(ECNS) -- An increasing number of Chinese homebuyers have flocked to banks to prepay their mortgage loans recently and they have to wait three to five months to sign off on a repayment due to the rapid increase of applications.
Both the Agricultural Bank of China and the Bank of China in Beijing told China News Service that getting a prepayment seat could take two to three months.
However, in 2021, many cities across China still saw home buyers lining up to borrow money from banks.
How did the shift happen within just two years?
Analysis shows the phenomenon was triggered by three factors, which also reflect changes in the Chinese property market.
First, returns on wealth management products have declined.
Before Spring Festival, affected by fluctuations in the debt market, the yield of wealth management products declined significantly, and some even saw negative returns.
Wealth management products regarded as having no risks in the past had suffered losses, which changed many people's investment and financing plans.
Data from Zhuge.com, an online house property information platform, indicate that the annual interest rate of many wealth management products has fallen to less than 3 percent, which means the returns of ordinary items are lower than the increased mortgage interests.
As a result, if homebuyers failed to find a better investment product, they turned to spending their deposits on repaying mortgage loans in advance.
At present, the annual interest rate of many homebuyers' stock loans registered 4 percent to 6 percent, while some loan interest rates issued after 2020 topped more than 6 percent. The return on most capital guarantee wealth management products is less than 3 percent.
Secondly, the interest rate of mortgage loans in many cities has been dynamically adjusted.

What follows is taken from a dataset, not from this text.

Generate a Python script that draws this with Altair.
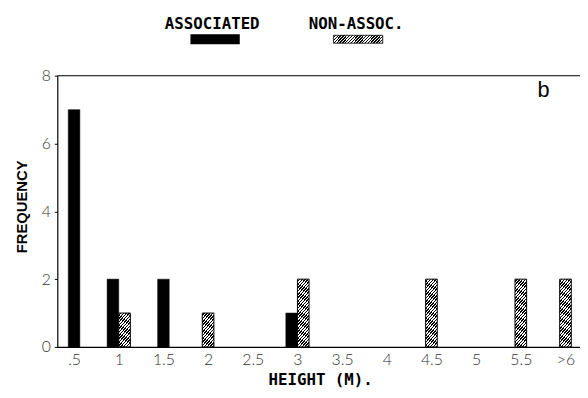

China announced a dynamic mechanism for first-home mortgage rates in January, and many cities adjusted the lower limit for the rate based on property-price trends.
According to statistics of China Index Academy, in January 2023, there were nearly 20 cities that adjusted the lower limit of mortgage interest rates in China, including Zhengzhou, Tianjin, Fuzhou, Shenyang, Xiamen and other second-tier cities.
As of Jan. 31, among the 103 cities monitored by Beike Research Institute, there were 30 with first home loan interest rates of less than 4.1 percent, of which eight were second-tier cities. There were four cities with first home loan interest rates of 3.7 percent, which is currently the lowest commercial loan interest rate in China.
Li Yujia, chief researcher at the Housing Policy Research Center of the Guangdong Urban & Rural Planning and Design Institute, believes that at this juncture, many people either choose to repay their loans in advance or sell their properties after repayment and then buy a new one at lower interests.
Third, property market expectations have changes.
Li Yujia believes that the flood of prepayment is driven by a shift in property market expectations. In the past, people generally believed that housing prices would rise and asset income be far greater than mortgage costs, while many homebuyers were not sensitive to mortgage interest rates.
At present, as house price expectations reverse and house prices drop, more and more people are paying attention to mortgage loans, property management, depreciation expenses, etc.
Experts have called for appropriately adjusting the interest rate of stock mortgage loans to reduce the burden on buyers and boost consumer confidence.